Debo de ser uno de los treinta mil
oyentes diarios de Catalunya Música, y ademas desde hace muchos años. Oí hace unas pocas semanas en esta emisora la
estadística en un boletín informativo sobre hábitos radiofónicos: un número
pírrico para siete millones y pico de catalanes, supongo. O no, tal vez un número
desmesurado para reflejar algo que es una rareza, o un privilegio poder hacer
–escuchar música clásica– pese a que, aquí en Barcelona, el Auditori, el Palau
de la Música y el Gran Teatro del Liceu se llenen casi siempre.

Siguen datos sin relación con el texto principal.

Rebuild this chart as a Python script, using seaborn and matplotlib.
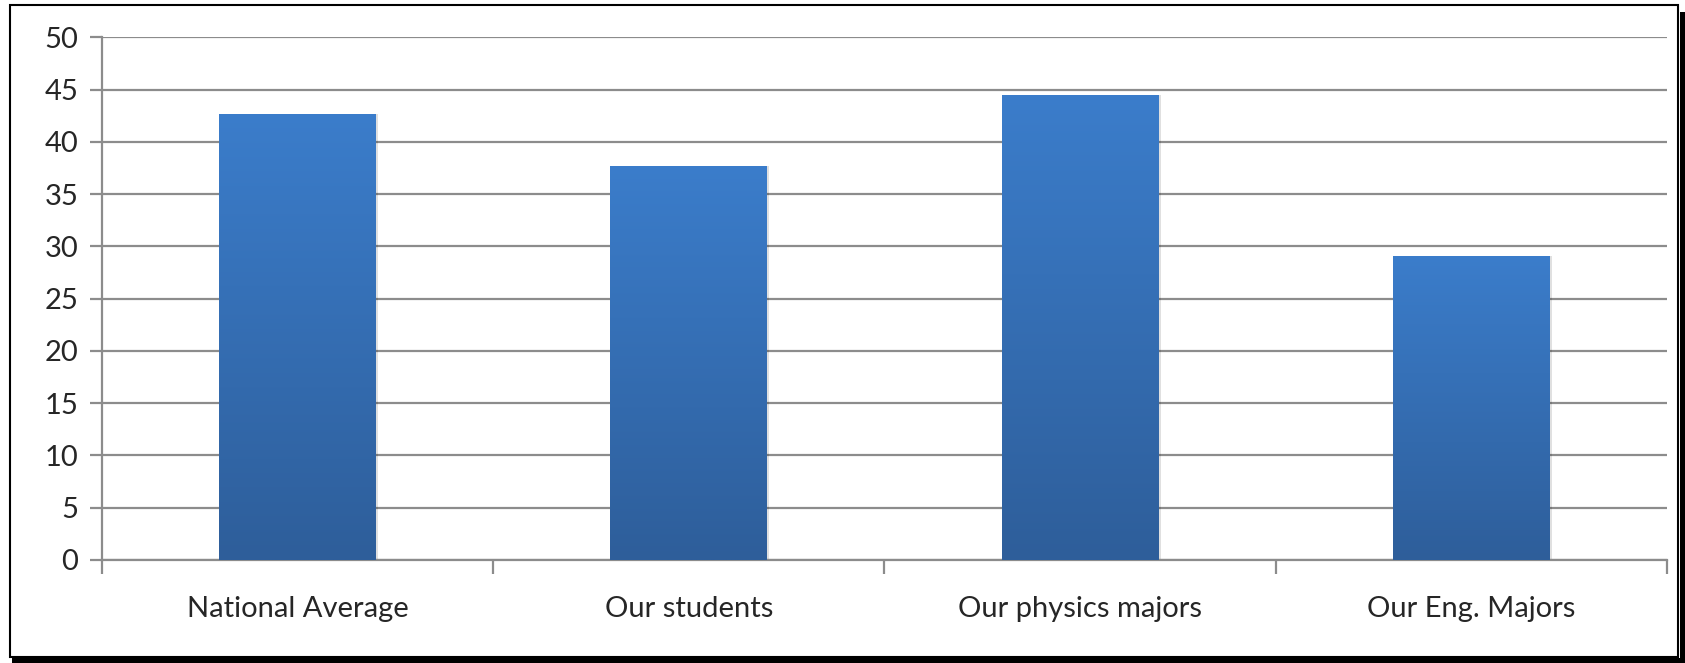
import numpy as np
import pandas as pd
import matplotlib
matplotlib.use('Agg')
import matplotlib.pyplot as plt
import seaborn as sns
from matplotlib.patches import Rectangle
from matplotlib.colors import LinearSegmentedColormap

# Chart data
categories = ['National Average', 'Our students', 'Our physics majors', 'Our Eng. Majors']
values = [42.7, 37.7, 44.5, 29.1]
y_ticks = [0, 5, 10, 15, 20, 25, 30, 35, 40, 45, 50]

df = pd.DataFrame({'group': categories, 'value': values})

sns.set_style('white')
plt.rcParams['font.family'] = ['Lato', 'DejaVu Sans']

fig = plt.figure(figsize=(16.85, 6.63), dpi=100)
ax = fig.add_axes([0.0604, 0.1554, 0.9289, 0.7883])

sns.barplot(data=df, x='group', y='value', color='#3A7BC8', width=0.4, ax=ax,
            zorder=3, linewidth=0)

# gradient fill on each bar
grad = LinearSegmentedColormap.from_list('g', ['#2E5E9A', '#3B7DCB'])
for bar in ax.patches:
    x0, y0 = bar.get_x(), bar.get_y()
    w, h = bar.get_width(), bar.get_height()
    # soft shadow
    ax.add_patch(Rectangle((x0 + 0.006, y0), w, h, facecolor='#000000', alpha=0.12,
                           edgecolor='none', zorder=2.5))
    img = ax.imshow(np.linspace(0, 1, 256).reshape(-1, 1), cmap=grad, aspect='auto',
                    extent=[x0, x0 + w, y0, y0 + h], origin='lower', zorder=3.5)
    img.set_clip_path(bar)
    bar.set_facecolor('none')
    bar.set_edgecolor('none')

ax.set_xlim(-0.5, len(categories) - 0.5)
ax.set_ylim(0, 50)
ax.set_yticks(y_ticks)
ax.yaxis.grid(True, color='#8C8C8C', linewidth=1.6, zorder=0)
ax.set_axisbelow(True)
ax.set_xlabel('')
ax.set_ylabel('')

# category labels centred, tick marks at boundaries
ax.set_xticks(range(len(categories)))
ax.set_xticklabels(categories, fontsize=21)
ax.tick_params(axis='x', which='major', length=0, pad=26)
ax.set_xticks(np.arange(-0.5, len(categories), 1), minor=True)
ax.tick_params(axis='x', which='minor', length=10, width=1.6, color='#8C8C8C', direction='out')
ax.tick_params(axis='y', length=9, width=1.6, color='#8C8C8C', labelsize=21, pad=8)
ax.tick_params(axis='y', left=True)
ax.tick_params(axis='x', bottom=True, which='minor')

for s in ['top', 'right']:
    ax.spines[s].set_visible(False)
for s in ['left', 'bottom']:
    ax.spines[s].set_color('#8C8C8C')
    ax.spines[s].set_linewidth(1.6)

# outer frame with shadow
fig.patches.append(Rectangle((12 / 1685, 0), 1 - 12 / 1685, 5 / 663,
                             transform=fig.transFigure, facecolor='black', edgecolor='none'))
fig.patches.append(Rectangle((1 - 5 / 1685, 0), 5 / 1685, 1 - 12 / 663,
                             transform=fig.transFigure, facecolor='black', edgecolor='none'))
fig.patches.append(Rectangle((10 / 1685, 6 / 663), 1 - 17 / 1685, 1 - 11 / 663,
                             transform=fig.transFigure, facecolor='none', edgecolor='black',
                             linewidth=1.5))

fig.savefig('out.png', dpi=100)
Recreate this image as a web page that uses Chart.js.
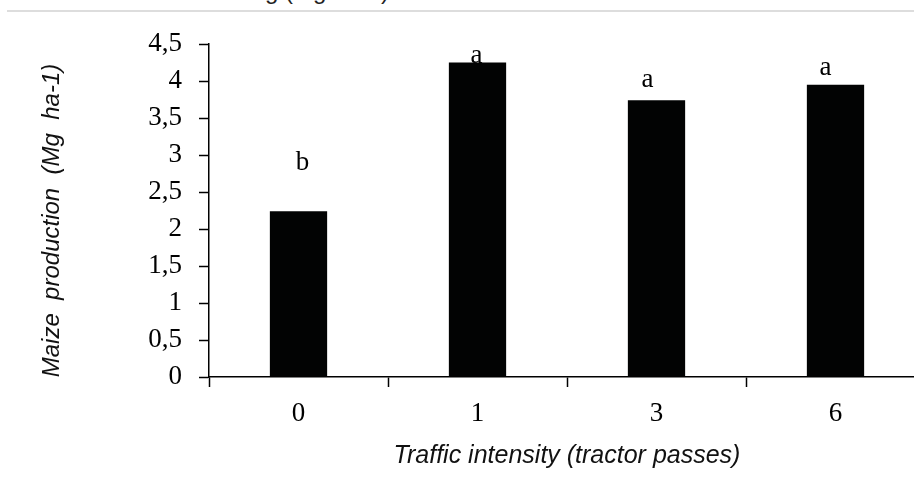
<!DOCTYPE html>
<html>
<head>
<meta charset="utf-8">
<script src="https://cdn.jsdelivr.net/npm/chart.js@4.4.0/dist/chart.umd.min.js"></script>
<style>
  html, body { margin: 0; padding: 0; background: #fff; overflow: hidden; }
  body { width: 914px; height: 479px; position: relative; }
  #caption {
    position: absolute; right: 525px; top: -21px; white-space: nowrap;
    font: 24px/24px "Liberation Sans", Arial, sans-serif; color: #222;
  }
  #rule { position: absolute; left: 7px; right: 0; top: 10px; height: 2px; background: #ddd; }
  #wrap { position: absolute; left: 0; top: 0; width: 930px; height: 479px; }
</style>
</head>
<body>
<div id="caption">Maize under trafficking (Mg ha-1)</div>
<div id="rule"></div>
<div id="wrap"><canvas id="bars"></canvas></div>
<script>
const passes = ["0", "1", "3", "6"];
const production = [2.24, 4.25, 3.74, 3.95];
const groups = ["b", "a", "a", "a"];

// letters above bars: [dx, baseline gap above bar top]
const letterOffsets = [[4, 41], [-1, 0], [-9, 13], [-10, 10]];

const serif = '"Liberation Serif", "Times New Roman", serif';
const sans = '"Liberation Sans", Arial, sans-serif';

const groupLetters = {
  id: "groupLetters",
  afterDatasetsDraw(chart) {
    const ctx = chart.ctx;
    const meta = chart.getDatasetMeta(0);
    ctx.save();
    ctx.font = "27px " + serif;
    ctx.fillStyle = "#000";
    ctx.textAlign = "center";
    ctx.textBaseline = "alphabetic";
    meta.data.forEach((bar, i) => {
      const [dx, gap] = letterOffsets[i];
      ctx.fillText(groups[i], bar.x + dx, bar.y - gap);
    });
    ctx.restore();
  },
};

new Chart(document.getElementById("bars").getContext("2d"), {
  type: "bar",
  data: {
    labels: passes,
    datasets: [
      {
        label: "Maize production",
        data: production,
        backgroundColor: "#020303",
        borderWidth: 0,
        categoryPercentage: 1,
        barPercentage: 0.32,
      },
    ],
  },
  options: {
    responsive: true,
    maintainAspectRatio: false,
    animation: false,
    layout: { padding: { top: 44, right: 5, left: 0, bottom: 0 } },
    plugins: { legend: { display: false }, tooltip: { enabled: false } },
    scales: {
      x: {
        afterFit: (scale) => { scale.height = 102; },
        grid: {
          offset: true,
          drawOnChartArea: false,
          drawTicks: true,
          tickLength: 10,
          tickWidth: 1.5,
          color: "#000",
        },
        border: { display: true, color: "#000", width: 1.5 },
        ticks: { color: "#000", font: { family: serif, size: 27 }, padding: 11 },
        title: {
          display: true,
          text: "Traffic intensity (tractor passes)",
          color: "#111",
          font: { family: sans, size: 25, style: "italic", lineHeight: 1.2 },
          padding: { top: 0, bottom: 8 },
        },
      },
      y: {
        min: 0,
        max: 4.5,
        afterFit: (scale) => { scale.width = 209; },
        grid: {
          drawOnChartArea: false,
          drawTicks: true,
          tickLength: 10,
          tickWidth: 1.5,
          color: "#000",
        },
        border: { display: true, color: "#000", width: 1.5 },
        ticks: {
          stepSize: 0.5,
          color: "#000",
          padding: 17,
          font: { family: serif, size: 27 },
          callback: (v) => String(v).replace(".", ","),
        },
        title: {
          display: true,
          text: "Maize  production  (Mg  ha-1)   ",
          color: "#111",
          font: { family: sans, size: 24, style: "italic", lineHeight: 1.2 },
          padding: { top: 38, bottom: 0 },
        },
      },
    },
  },
  plugins: [groupLetters],
});
</script>
</body>
</html>
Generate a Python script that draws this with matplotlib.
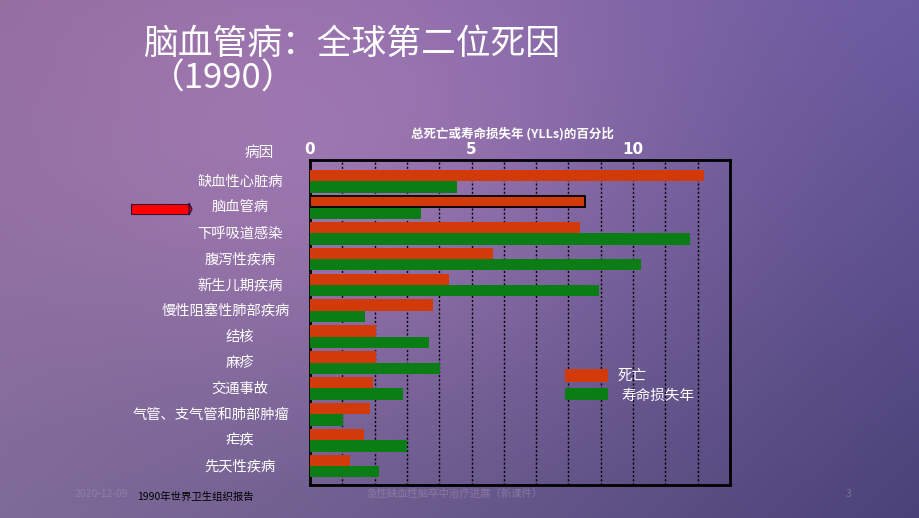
import numpy as np
import matplotlib.pyplot as plt
from matplotlib.patches import Rectangle, Polygon

plt.rcParams['font.family'] = ['Noto Sans CJK SC', 'DejaVu Sans']

# data (percent of total deaths / YLLs, 1990)
causes = ['缺血性心脏病', '脑血管病', '下呼吸道感染', '腹泻性疾病', '新生儿期疾病',
          '慢性阻塞性肺部疾病', '结核', '麻疹', '交通事故', '气管、支气管和肺部肿瘤',
          '疟疾', '先天性疾病']
deaths = [12.2, 8.5, 8.35, 5.67, 4.31, 3.81, 2.03, 2.03, 1.95, 1.86, 1.66, 1.23]
ylls = [4.55, 3.45, 11.75, 10.24, 8.93, 1.70, 3.68, 4.01, 2.89, 1.03, 3.01, 2.15]
xticks = [0, 5, 10]

W, H = 920, 518
red = '#d23a0a'
green = '#0a7d14'


def px(x, y):
    return x / W, 1 - y / H


fig = plt.figure(figsize=(W / 100, H / 100), dpi=100)

# slide background gradient
gx, gy = np.meshgrid(np.linspace(0, 1, 200), np.linspace(0, 1, 120))
tl = np.array([142, 106, 156]) / 255
tr = np.array([106, 90, 160]) / 255
bl = np.array([125, 106, 152]) / 255
br = np.array([74, 66, 120]) / 255
bg = (tl * ((1 - gx) * (1 - gy))[..., None] + tr * (gx * (1 - gy))[..., None]
      + bl * ((1 - gx) * gy)[..., None] + br * (gx * gy)[..., None])
spot = np.exp(-(((gx - 0.38) / 0.38) ** 2 + ((gy - 0.3) / 0.5) ** 2))
bg = bg + spot[..., None] * np.array([0.13, 0.08, 0.09])
bg = np.clip(bg, 0, 1)
bax = fig.add_axes([0, 0, 1, 1])
bax.imshow(bg, aspect='auto', extent=[0, 1, 0, 1], origin='upper', interpolation='bilinear')
bax.set_axis_off()

# titles
fig.text(*px(143, 44), '脑血管病：全球第二位死因', color='white', fontsize=25,
         fontweight='light', va='center', ha='left')
fig.text(*px(150, 79), '（1990）', color='white', fontsize=25,
         fontweight='light', va='center', ha='left')

# chart
ax = fig.add_axes([310 / W, 1 - 485 / H, 420 / W, 325 / H])
ax.patch.set_alpha(0)
y = np.arange(len(causes))
bh = 0.44
ax.barh(y - bh / 2, deaths, height=bh, color=red, zorder=3)
ax.barh(y + bh / 2, ylls, height=bh, color=green, zorder=3)
# highlight cerebrovascular death bar
ax.barh(y[1] - bh / 2, deaths[1], height=bh, color='none', edgecolor='black', lw=1.3, zorder=4)

ax.set_xlim(0, 13)
ax.set_ylim(len(causes) - 1 + 0.73, -0.83)
ax.set_xticks(range(0, 13))
ax.set_xticklabels([str(t) if t in xticks else '' for t in range(0, 13)])
ax.xaxis.tick_top()
ax.tick_params(axis='x', length=0, pad=2, labelcolor='white', labelsize=11)
for lab in ax.get_xticklabels():
    lab.set_fontweight('bold')
    lab.set_family('DejaVu Sans')
ax.set_yticks([])
ax.grid(axis='x', color='black', linestyle=(0, (1.5, 1.5)), lw=1.0, zorder=1)
for s in ax.spines.values():
    s.set_linewidth(2)
    s.set_color('black')

fig.text(*px(512, 134), '总死亡或寿命损失年 (YLLs)的百分比', color='white', fontsize=9,
         fontweight='bold', ha='center', va='center')
fig.text(*px(259, 153), '病因', color='white', fontsize=10.5, ha='center', va='center')

# category labels
for i, c in enumerate(causes):
    yc = 181.5 + i * 25.9
    n = len(c)
    right = min(240 + n * 7.5, 293)
    fig.text(*px(right - n * 7.5, yc), c, color='white', fontsize=10.3,
             ha='center', va='center')

# red arrow pointing at 脑血管病
fig.add_artist(Rectangle(px(131, 214), 58 / W, 10 / H, transform=fig.transFigure,
                         facecolor='#ff0000', edgecolor='#3a1030', lw=0.8))
fig.add_artist(Polygon([px(189, 203), px(192, 209), px(189, 215)], closed=True,
                       transform=fig.transFigure, facecolor='#ff0000',
                       edgecolor='#1a1040', lw=0.8))

# legend
fig.add_artist(Rectangle(px(565, 382), 43 / W, 13 / H, transform=fig.transFigure,
                         facecolor=red, edgecolor='none'))
fig.add_artist(Rectangle(px(565, 400), 43 / W, 12 / H, transform=fig.transFigure,
                         facecolor=green, edgecolor='none'))
fig.text(*px(618, 376), '死亡', color='white', fontsize=10.5, va='center')
fig.text(*px(621, 396), '寿命损失年', color='white', fontsize=10.5, va='center')

# footer
fig.text(*px(137, 497), '1990年世界卫生组织报告', color='black', fontsize=7.5, va='center')
fig.text(*px(75, 494), '2020-12-09', color='#9a8cb0', fontsize=7.5, va='center', alpha=0.6)
fig.text(*px(455, 494), '急性缺血性脑卒中治疗进展（新课件）', color='#9a8cb0', fontsize=7.5,
         ha='center', va='center', alpha=0.6)
fig.text(*px(846, 494), '3', color='#9a8cb0', fontsize=7.5, va='center', alpha=0.6)

fig.savefig('out.png', dpi=100)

Escucho Catalunya Música porque los
responsables hacen un trabajo impecable; saben lo que se traen entre manos y seleccionan
bien las piezas. Se documentan, glosan las obras, hablan de los compositores,
analizan técnicamente óperas: todos son buena gente, dulce, con gusto exquisito,
clara y armoniosa en sus voces… pero no los soporto. Su maravillosa entrega de
cara al oyente me estropea todo, y no solo cuando los comentaristas invaden el
espacio entre las audiciones, sino, sobre todo, cuando llega la hora maldita en
punto.
Uno escucha música clásica porque lo
necesita y lo acompaña, porque le embellece el día y el tiempo. Y en esa
concentración de lectura o escritura con el fondo de Bach, de Vivaldi, de
Beethoven, de Purcell, de Mozart, lo último que se desea es que alguien suelte
los titulares porque una determinada manecilla ha llegado a determinado punto
en el reloj. Y siempre son las mismas noticias: el proceso a decidir catalán,
casos de corrupción, política nacional contra la local, datos dramáticos de la
gente de a pie.
Y entre ellos, demasiadas veces, se abre
el boletín con el desgarro de oír el nombre de mi antiguo barrio, ya oficialmente el
distrito más miserable de Barcelona: pobreza infantil y energética, alta tasa de
paro, número masivo de desahucios. Es el barrio del que ya denuncié aquí una
iniciativa absolutamente vergonzosa; es el barrio de los locales que recaban
alimentos para los que más sufren; es el barrio en el que asociaciones de jóvenes
ayudan de forma desinteresada a los niños malnutridos, sin educación,
abandonados.
Es el mismo barrio que recreo en La soledad del tirador. El mismo barrio
cuyo uno de sus institutos padecí y de lo cual hice una crónica. El mismo
barrio al que hace cinco navidades dediqué una estampa triste. El mismo en el que, semanas atrás, aparecía nuestro
millonario alcalde, tan preocupado por los ciudadanos de la zona más
depauperada de su ciudad, que acaba de dedicar 750.000 euros a la
rehabilitación de un antiguo castillo que yo ni siquiera conocí a lo largo de
veinticinco años. Cuando lo que está en ruinas es el
presente y el futuro de la población colindante más indefensa y vulnerable.